EMPRN: Reinforcement Learning-based ECN Tuning Using Message Passing Graph Recurrent Networks for Datacenters

Kasra Zaeri, Ahmed M. Abdelmoniem

Published: 2024, Last Modified: 06 Feb 2025ICC 2024EveryoneRevisionsBibTeXCC BY-SA 4.0

Abstract: Congestion control (CC) based on explicit congestion notification (ECN) is a common method for reducing latency and increasing link utilization in data center networks (DCN). Proper ECN tuning significantly impacts the performance of ECN-based CC algorithms. Due to the fast buffer buildup and dynamic spatial-temporal nature of traffic in high-speed DCNs, fast and online ECN tuning can reduce latency and packet loss. Most existing approaches do not capture the spatial dependencies between egress ports of switches.
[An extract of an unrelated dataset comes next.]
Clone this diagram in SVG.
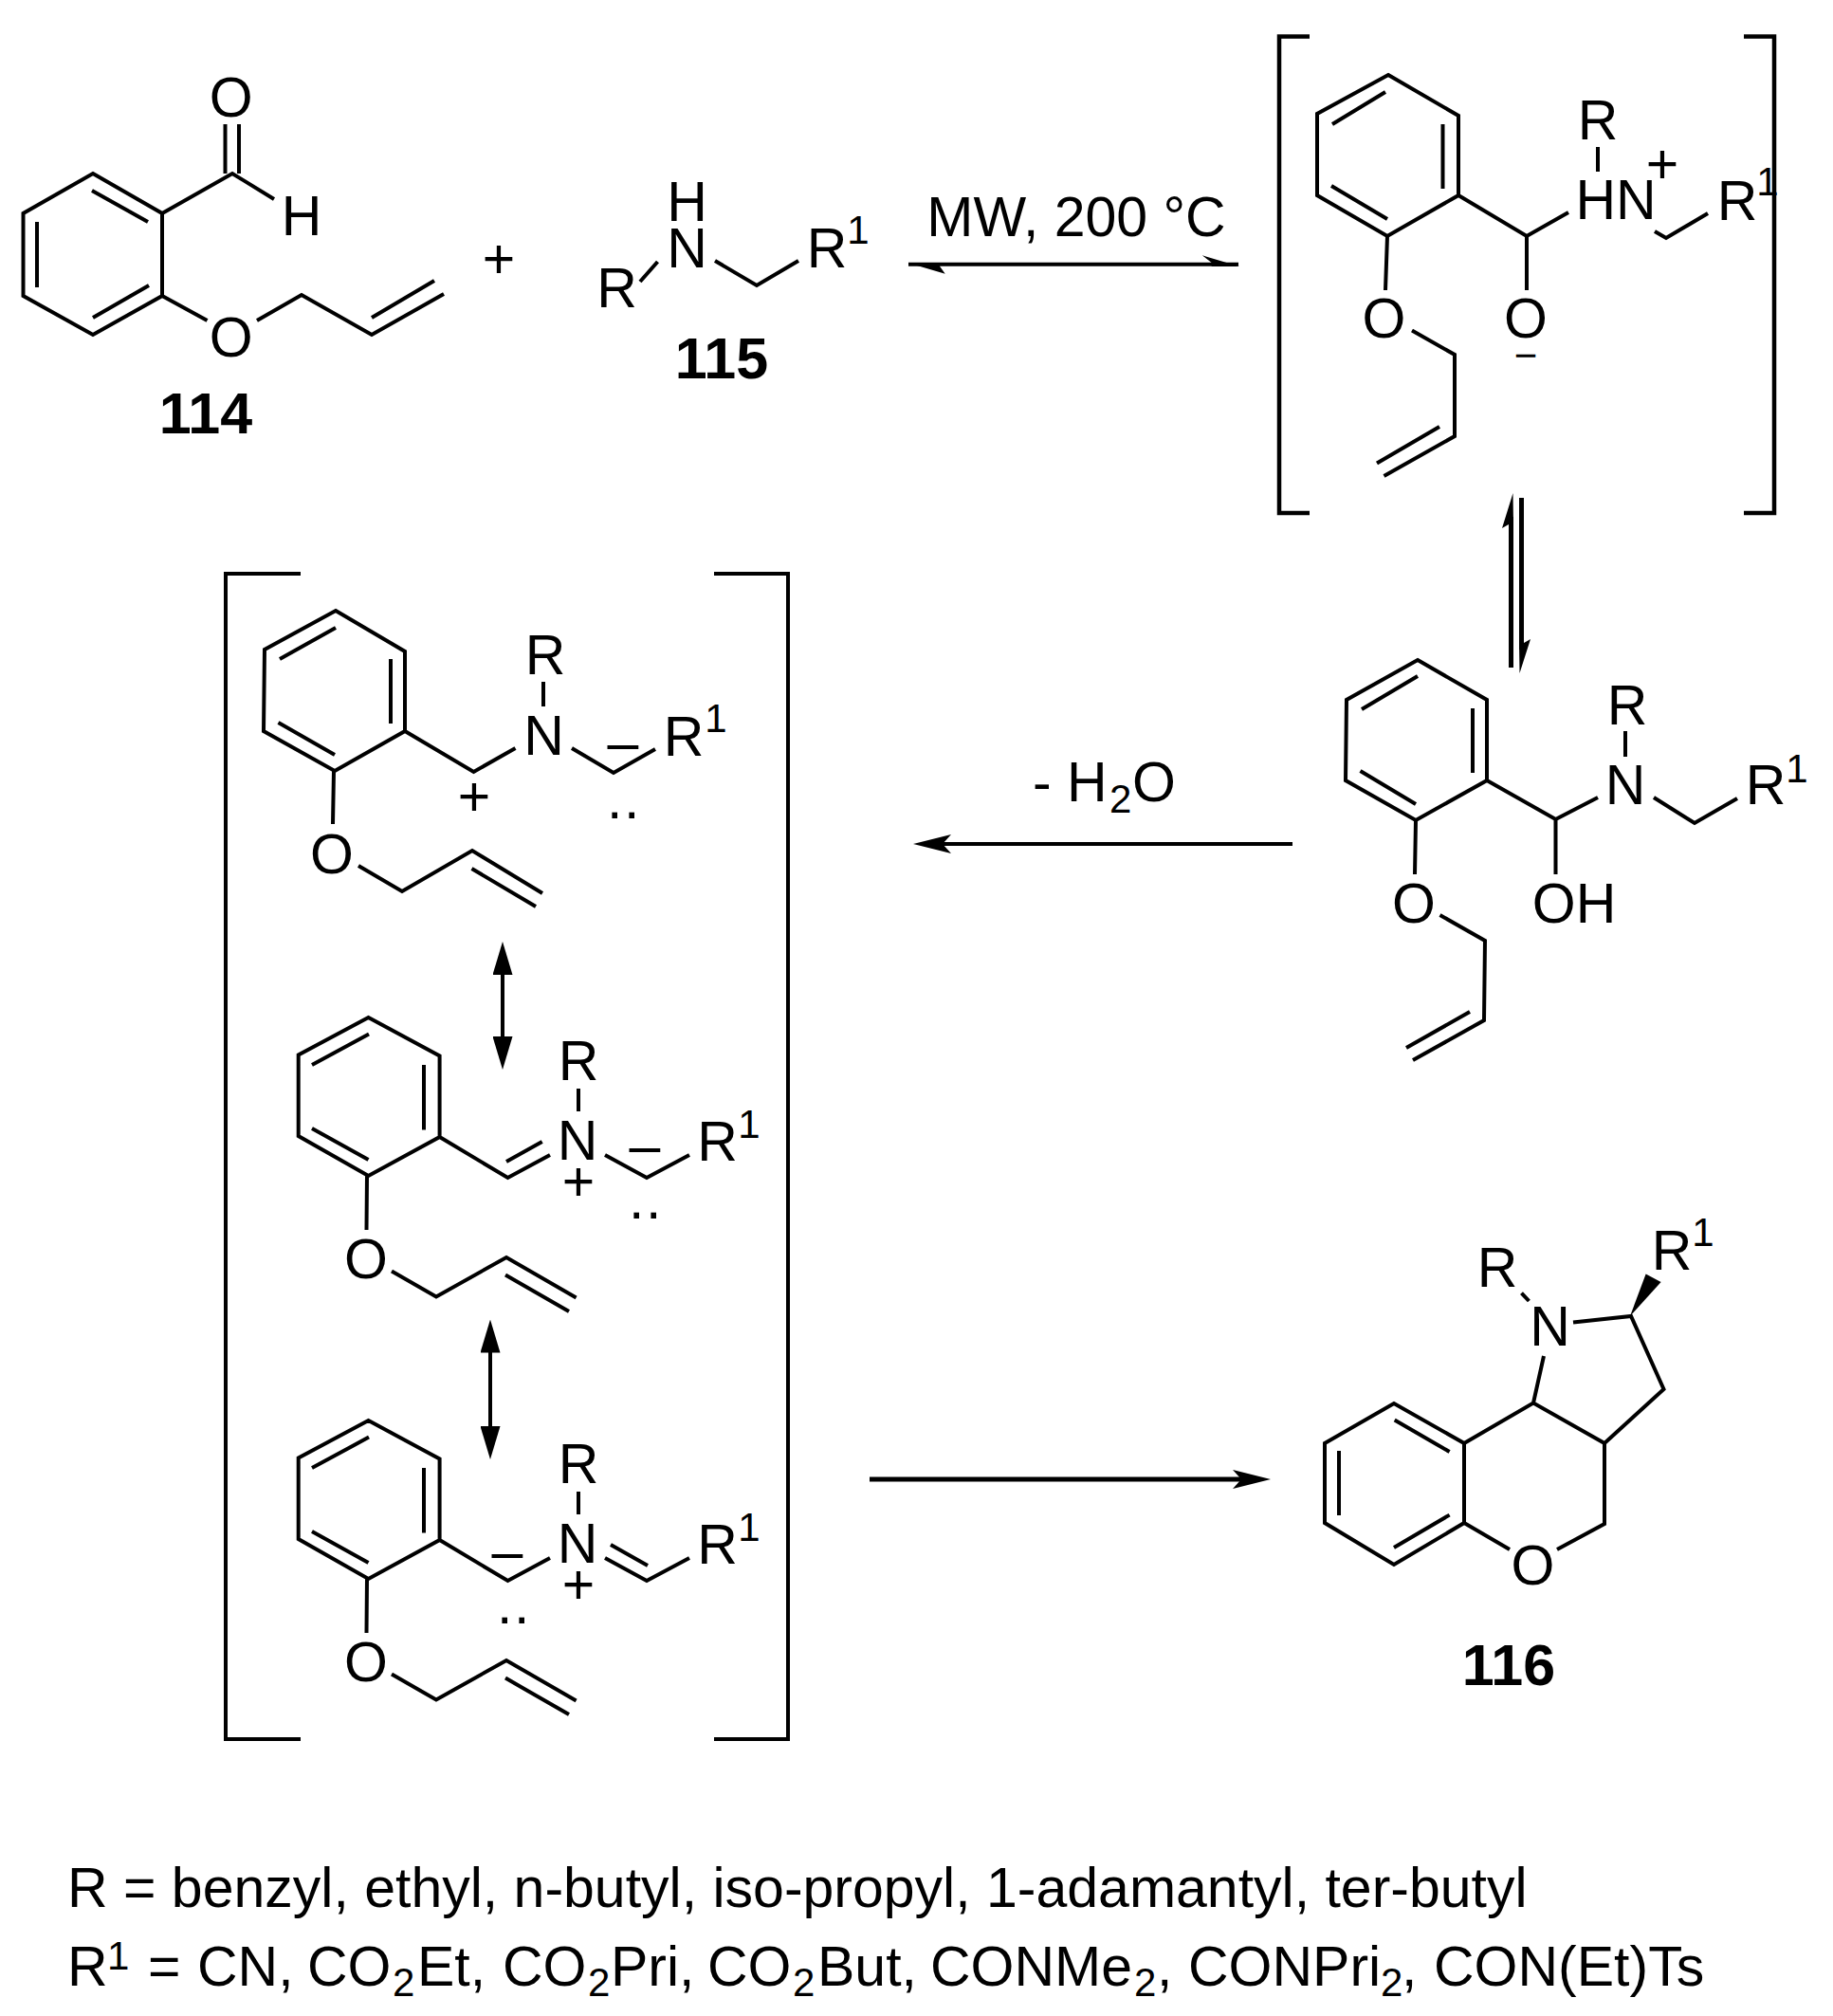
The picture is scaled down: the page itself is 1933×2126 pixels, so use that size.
<svg xmlns="http://www.w3.org/2000/svg" width="1933" height="2126" viewBox="0 0 1933 2126">
<style>
.b{fill:none;stroke:#000;stroke-width:4;stroke-linejoin:miter;stroke-linecap:butt}
.br{fill:none;stroke:#000;stroke-width:4.5;stroke-miterlimit:10}
.a{fill:none;stroke:#000;stroke-width:4}
.f{fill:#000;stroke:none}
text{font-family:"Liberation Sans",Arial,sans-serif;font-size:59px;fill:#000;text-anchor:middle}
.s{font-size:42px}
.l{font-weight:bold;font-size:61px}
.t{text-anchor:start}
.d{letter-spacing:1.5px}
</style>
<defs>
<marker id="head" markerUnits="userSpaceOnUse" markerWidth="40" markerHeight="20" refX="9" refY="10" orient="auto"><path d="M0 0L40 10L0 20L9 10Z"/></marker>
<marker id="res" markerUnits="userSpaceOnUse" markerWidth="35" markerHeight="21" refX="1" refY="10.500" orient="auto-start-reverse"><path d="M0 0L35 10.500L0 21Z"/></marker>
</defs>
<rect width="1933" height="2126" fill="#fff"/>

<g id="connectors">
<path class="a" d="M958 278.700H1306"/>
<path class="f" d="M1307 281L1267.700 269.300L1277.700 277V281ZM957.700 277.300L996.700 288.700L991 280.700V277Z"/>
<path class="a" style="stroke-width:5" d="M1593.500 545V704M1604.500 525V685"/>
<path class="f" d="M1595.500 520L1584 557L1591 553H1596ZM1602.500 710L1614 674L1607 678H1602Z"/>
<path class="a" marker-end="url(#head)" d="M1363 890H994"/>
<path class="a" marker-start="url(#res)" marker-end="url(#res)" d="M530 1027V1094"/>
<path class="a" marker-start="url(#res)" marker-end="url(#res)" d="M517 1425.500V1505"/>
<path class="a" style="stroke-width:5" marker-end="url(#head)" d="M917 1560H1309"/>
</g>

<g id="n114">
<path class="b" d="M98 183L171 225V312L98 353L24.500 312V225ZM97 201L156 234M39 234V303M98 335L157 301M171 225L245 183L289 210M237.500 183V131M252 183V131M171 312L218.500 338M271 338L318 311L392 353L468 310M392 335L458 296"/>
<text x="243.600" y="123">O</text><text x="318" y="248">H</text><text x="243.600" y="376">O</text>
<text class="l" x="217" y="457">114</text>
</g>
<g id="plus"><text x="526" y="293">+</text></g>
<g id="n115">
<path class="b" d="M675 297L693.500 276M754 275L798 301L842 275"/>
<text x="650.500" y="324">R</text><text x="724.500" y="282">N</text><text x="724.500" y="233">H</text><text x="872" y="282">R</text><text class="s" x="905" y="257">1</text>
<text class="l" x="761" y="399">115</text>
</g>
<g id="reaction-label"><text x="1135" y="249">MW, 200 °C</text></g>

<g id="zwitterion">
<path class="br" d="M1381 38.500H1349V541H1381M1839 38.500H1871V541H1839"/>
<path class="b" d="M1464 79L1538 122V206L1463 249L1389 206V120ZM1461 97L1405 131M1521.500 131V199M1404 196L1463 231M1538 206L1610 249L1654 224M1610 249V306M1463 249L1461 306M1489 348.600L1534 374V460L1459.500 502M1518 450L1452 488.600M1685 155V181M1745 244L1757 251L1801 225"/>
<text x="1459.500" y="356">O</text><text x="1609" y="356">O</text><text class="s" x="1609" y="389">−</text>
<text x="1685" y="147">R</text><text x="1704" y="231">HN</text><text x="1753" y="193">+</text>
<text x="1832" y="232">R</text><text class="s" x="1864" y="206">1</text>
</g>

<g id="hemiaminal">
<path class="b" d="M1495 696L1568 738V823L1493 865L1419 823L1420 738ZM1495 713L1436 748M1553 747V815M1434.500 813L1493 848M1568 823L1640.500 864L1685 841M1640.500 864V922M1493 865L1492 922M1518.500 965L1566 992L1565 1076L1490 1118M1550 1067L1483 1105M1714 771V798M1744 841L1787 868L1832 842"/>
<text x="1491" y="973">O</text><text x="1660" y="973">OH</text>
<text x="1716" y="764">R</text><text x="1714" y="848">N</text><text x="1862" y="848">R</text><text class="s" x="1895" y="825">1</text>
</g>
<g id="water-label"><text class="t" x="1089" y="845">- H</text><text class="s t" x="1170" y="857">2</text><text class="t" x="1194" y="845">O</text></g>

<g id="iminium-bracket"><path class="br" style="stroke-width:4" d="M317 605H238V1834H317M753 605H831V1834H753"/></g>

<g id="resonance-a">
<path class="b" d="M354 644L427 687V771L353 813L278 771L279 685ZM354 662L295 695M412 695V763M293.500 762L353 796M427 771L499.500 814L543.500 789M352 813L351 869M378 913L424 940L498 897L572 942M497.500 916L565 956M573 719V745M603 789L647 815L691 790"/>
<text x="350" y="921">O</text><text x="575" y="711">R</text><text x="573.500" y="796">N</text><text x="721" y="797">R</text><text class="s" x="755" y="772">1</text>
<text x="500" y="860">+</text><text x="657" y="803">–</text><text class="d" x="658" y="863">..</text>
</g>

<g id="resonance-b">
<path class="b" d="M388.500 1073L463.600 1113.500V1199L388.500 1240L314.700 1198V1112.500ZM389 1090.600L329 1123M447 1123V1191.600M329 1190L388.500 1223M463.600 1199L535.500 1242L580 1218M571.700 1204L534 1225M387 1240L386.500 1297M413 1340.500L460 1367.500L534 1326L607.600 1368.500M533 1344.600L600 1383M610 1148V1172M638 1218L682 1242L727 1218"/>
<text x="386" y="1348">O</text><text x="610" y="1139">R</text><text x="609" y="1223">N</text><text x="756.500" y="1224">R</text><text class="s" x="790" y="1200">1</text>
<text x="610" y="1266">+</text><text x="680" y="1228">–</text><text class="d" x="681" y="1285">..</text>
</g>

<g id="resonance-c">
<path class="b" d="M388.500 1498L463.600 1538.500V1624L388.500 1665L314.700 1623V1537.500ZM389 1515.600L329 1548M447 1548V1616.600M329 1615L388.500 1648M463.600 1624L535.500 1667L580 1643M387 1665L386.500 1722M413 1765.500L460 1792.500L534 1751L607.600 1793.500M533 1769.600L600 1808M610 1573V1597M638 1643L682 1667L727 1643M644 1629L683 1651"/>
<text x="386" y="1773">O</text><text x="610" y="1564">R</text><text x="609" y="1648">N</text><text x="756.500" y="1649">R</text><text class="s" x="790" y="1625">1</text>
<text x="610" y="1691">+</text><text x="535" y="1656">–</text><text class="d" x="542" y="1712">..</text>
</g>

<g id="n116">
<path class="b" d="M1397 1522L1470 1480L1544 1522V1606L1470 1650L1397 1606ZM1470.700 1497.600L1528.600 1531M1412 1530V1598M1470 1632L1528.600 1597.600M1544 1522L1617 1479.500L1692 1522V1607L1642 1634M1544 1606L1592 1634M1617 1479.500L1628 1430M1604.500 1363.600L1612.400 1372M1659 1394.600L1720 1388L1754.500 1465L1692 1522"/>
<path class="f" d="M1719 1388L1735.600 1343.600L1751.600 1352Z"/>
<text x="1616.500" y="1671">O</text><text x="1634.500" y="1419">N</text><text x="1579" y="1357">R</text><text x="1763" y="1339">R</text><text class="s" x="1796" y="1314">1</text>
<text class="l" x="1591" y="1777">116</text>
</g>

<g id="legend">
<text class="t" x="71" y="2011">R = benzyl, ethyl, n-butyl, iso-propyl, 1-adamantyl, ter-butyl</text>
<text class="t" x="71" y="2094">R</text><text class="s t" x="113" y="2077">1</text><text class="t" x="156" y="2094">=</text>
<text class="t" x="208" y="2094">CN,</text>
<text class="t" x="324" y="2094">CO</text><text class="s t" x="414" y="2105">2</text><text class="t" x="440" y="2094">Et,</text>
<text class="t" x="530" y="2094">CO</text><text class="s t" x="620" y="2105">2</text><text class="t" x="644" y="2094">Pri,</text>
<text class="t" x="746" y="2094">CO</text><text class="s t" x="836" y="2105">2</text><text class="t" x="862" y="2094">But,</text>
<text class="t" x="981" y="2094">CONMe</text><text class="s t" x="1196" y="2105">2</text><text class="t" x="1220" y="2094">,</text>
<text class="t" x="1253" y="2094">CONPri</text><text class="s t" x="1456" y="2105">2</text><text class="t" x="1478" y="2094">,</text>
<text class="t" x="1512" y="2094">CON(Et)Ts</text>
</g>
</svg>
In this paper, we propose EMPRN, a novel in-network CC algorithm based on multi-agent reinforcement learning (MARL). We design a graph recurrent neural network for online ECN tuning. EMPRN is implemented in a distributed manner on switches, and it can be adapted to most ECN-based CC protocols. We use a message-passing neural network (MPNN) architecture to capture the spatial dependencies between egress ports. We integrate the proposed MPNN with a gated recurrent unit (GRU) network to learn both the spatial and temporal dependencies. Our simulation results show that our proposed approach achieves up to 21% and 87.9% reductions in terms of flow completion time (FCT) and average queue length, respectively, compared to a state-of-the-art reinforcement learning-based approach for online ECN tuning.